Let’s take it one step further. What if these four strategies were individualized for different personality types and learning preferences? What if rapport meant something different to one person than another? What if control over the learning environment manifested differently for people who are introverts versus extroverts?
There are four main learning environments that correlate with personality type. Here are some tips for customizing the learning environment and things to watch out for based on your learners’ styles.
One-on-one learners are most comfortable with the more traditional style of didactic learning, an exchange of information through verbal presentation with discussion. To stay engaged, they need to see the logical connections, relevance and application of the content to their goals. They tend to ask a lot of questions and prefer small group discussion. They prefer to understand the material before attempting application. Small group discussion and time for questions and answers are important, because they want to share their ideas and opinions. One-on-one learners tend to be introverted, cognitively oriented and goal-directed.
One-on-one learners can disrupt the learning environment by becoming too concerned about minute details, asking rhetorical questions, getting on their own soapbox and refusing to take risks. To engage them positively, invite their ideas and opinions, and recognize their hard work ethic and commitment to reaching their goals and making a positive contribution.
Group learners are most comfortable in small groups, where they feel safe sharing their perspective without fear of being judged. They are very tuned into others, so they want a friendly and collaborative learning experience. Small group activities and plenty of “get to know you” time is critical. They prefer to try new things with others instead of on their own. Group learners tend to be relationship-oriented, extroverted and compassionate.
Group learners can disrupt the learning environment by losing assertiveness, not asking for what they want and avoiding conflict to keep the peace. They may shut down if they don’t feel safe. To engage them positively, reassure them that you welcome their presence, tend to their creature comforts, and ensure an emotionally safe learning environment that’s free from judgment and personal attacks.
Group-to-group learners prefer active environments where there’s lots of experimenting. They are most comfortable with less talk and more trial and error. They want to move, take action and try things out. Theory is boring; they like application. They don’t mind taking risks and do best with experiential modalities, games and friendly competitions. Group-to-group learners tend to be more extroverted, playful, charismatic and risk-tolerant.
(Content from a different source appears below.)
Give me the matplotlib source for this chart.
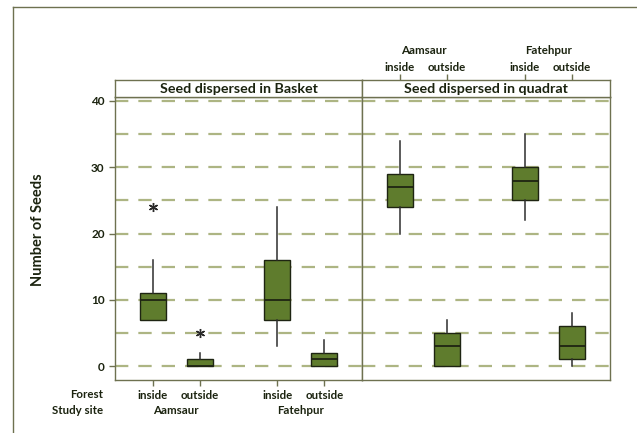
import matplotlib
matplotlib.use("Agg")
import matplotlib.pyplot as plt
from matplotlib.lines import Line2D
from matplotlib.transforms import blended_transform_factory

# ---- data -------------------------------------------------------------
forest = ["inside", "outside", "inside", "outside"]
sites = ["Aamsaur", "Fatehpur"]
panels = ["Seed dispersed in Basket", "Seed dispersed in quadrat"]

basket_q1 = [7, 0, 7, 0]
basket_med = [10, 0, 10, 1]
basket_q3 = [11, 1, 16, 2]
basket_lo = [7, 0, 3, 0]
basket_hi = [16, 2, 24, 4]
basket_out = [[24], [5], [], []]

quadrat_q1 = [24, 0, 25, 1]
quadrat_med = [27, 3, 28, 3]
quadrat_q3 = [29, 5, 30, 6]
quadrat_lo = [20, 0, 22, 0]
quadrat_hi = [34, 7, 35, 8]
quadrat_out = [[], [], [], []]

y_ticks = [0, 10, 20, 30, 40]
grid_levels = [0, 5, 10, 15, 20, 25, 30, 35, 40]

# ---- style ------------------------------------------------------------
FONT = ["Lato", "DejaVu Sans"]
TXT = "#1b230f"
BOX = "#5f7c2d"
GRID = "#adb583"
FRAME = "#6e7150"
positions = [1, 2, 3.65, 4.65]
XLIM = (0.2, 5.45)
YLIM = (-2.1, 40.6)

plt.rcParams["font.family"] = FONT
plt.rcParams["font.weight"] = "bold"

W, H = 637, 433
fig = plt.figure(figsize=(W / 100, H / 100), dpi=100)
fig.patch.set_facecolor("white")


def rect(x0, y0, x1, y1):
    return [x0 / W, 1 - y1 / H, (x1 - x0) / W, (y1 - y0) / H]


# outer frame
fig.add_artist(Line2D([13 / W, 13 / W], [1 - 7 / H, 0], transform=fig.transFigure,
                      color=FRAME, lw=1.0))
fig.add_artist(Line2D([13 / W, 1], [1 - 7 / H, 1 - 7 / H], transform=fig.transFigure,
                      color=FRAME, lw=1.0))


def stats(q1, med, q3, lo, hi, out):
    return [dict(q1=a, med=b, q3=c, whislo=d, whishi=e, fliers=f)
            for a, b, c, d, e, f in zip(q1, med, q3, lo, hi, out)]


panel_stats = [
    stats(basket_q1, basket_med, basket_q3, basket_lo, basket_hi, basket_out),
    stats(quadrat_q1, quadrat_med, quadrat_q3, quadrat_lo, quadrat_hi, quadrat_out),
]

edges = [(115, 362), (362, 610)]
axes = []
for i, (x0, x1) in enumerate(edges):
    ax = fig.add_axes(rect(x0, 97, x1, 380))
    ax.set_xlim(*XLIM)
    ax.set_ylim(*YLIM)
    for lv in grid_levels:
        ax.axhline(lv, color=GRID, lw=1.6, dashes=(6, 4.5), zorder=1)
    ax.bxp(panel_stats[i], positions=positions, widths=0.55, patch_artist=True,
           boxprops=dict(facecolor=BOX, edgecolor="#1e2412", lw=1.0),
           medianprops=dict(color="#1e2412", lw=1.3),
           whiskerprops=dict(color="#2e2e2e", lw=1.1),
           capprops=dict(lw=0),
           flierprops=dict(marker=(6, 2, 0), markersize=6.5, markeredgecolor="#2a2a2a",
                           markerfacecolor="#2a2a2a", markeredgewidth=1.0),
           manage_ticks=False, zorder=3)
    for s in ax.spines.values():
        s.set_color(FRAME)
        s.set_linewidth(1.0)
    ax.set_yticks(y_ticks)
    ax.tick_params(axis="both", colors=FRAME, labelcolor=TXT, length=4, width=1.0,
                   labelsize=8.5, direction="out")
    if i == 0:
        ax.set_yticklabels([str(v) for v in y_ticks], fontweight="bold")
        ax.set_xticks(positions)
        ax.set_xticklabels(forest, fontsize=8.3, fontweight="bold")
        ax.tick_params(axis="x", pad=3)
    else:
        ax.set_yticks([])
        ax.set_xticks([])
    axes.append(ax)

    # panel header strip
    st = fig.add_axes(rect(x0, 80, x1, 97))
    st.set_xlim(*XLIM)
    st.set_yticks([])
    st.set_facecolor("white")
    for s in st.spines.values():
        s.set_color(FRAME)
        s.set_linewidth(1.0)
    st.text(0.5, 0.45, panels[i], transform=st.transAxes, ha="center", va="center",
            fontsize=10.3, fontweight="bold", color=TXT)
    if i == 1:
        st.xaxis.set_ticks_position("top")
        st.set_xticks(positions)
        st.set_xticklabels(forest, fontsize=8.3, fontweight="bold")
        st.tick_params(axis="x", colors=FRAME, labelcolor=TXT, length=4, width=1.0,
                       pad=1, direction="out")
        site_tr = blended_transform_factory(st.transData, fig.transFigure)
        for k, site in enumerate(sites):
            xc = (positions[2 * k] + positions[2 * k + 1]) / 2
            st.text(xc, 1 - 50 / H, site, transform=site_tr, ha="center", va="center",
                    fontsize=8.3, fontweight="bold", color=TXT)
    else:
        st.set_xticks([])

# row labels beneath the first panel
ax0 = axes[0]
bottom_tr = blended_transform_factory(ax0.transData, fig.transFigure)
for k, site in enumerate(sites):
    xc = (positions[2 * k] + positions[2 * k + 1]) / 2
    ax0.text(xc, 1 - 411 / H, site, transform=bottom_tr, ha="center", va="center",
             fontsize=8.3, fontweight="bold", color=TXT)
fig.text(103 / W, 1 - 394 / H, "Forest", ha="right", va="center", fontsize=8.3,
         fontweight="bold", color=TXT)
fig.text(103 / W, 1 - 411 / H, "Study site", ha="right", va="center", fontsize=8.3,
         fontweight="bold", color=TXT)

fig.text(38 / W, 1 - 230 / H, "Number of Seeds", rotation=90, ha="center", va="center",
         fontsize=10.5, fontweight="bold", color=TXT)

fig.savefig("out.png", dpi=100, facecolor="white")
Group-to-group learners can disrupt the learning environment by becoming too silly, creating unhealthy competition and avoiding accountability. They may break the rules or create negative drama by stirring the pot. To engage them positively, keep things upbeat and lively. Avoid lecturing at them or enforcing excessive structure. Allow for plenty of movement.
Alone learners typically don’t like training settings, because there’s too much interaction and stimulation. Socializing isn’t their forte. They learn best when new information is balanced with plenty of time for reflection and integration. They can be directed to share what’s on their mind or do an activity, but they lose energy with too much group interaction. They generally don’t speak up unless directed. Alone learners tend to be introverted, reflective and imaginative.
Alone learners aren’t disrupters, but they can undermine their own learning by withdrawing and shutting down. They don’t speak up or ask for help, so they fall behind. To positively engage them, use a more directive approach when you want their participation, and give them plenty of alone time. Don’t expect them to jump in or answer questions right away. Give them time to reflect first. Leave them alone during breaks.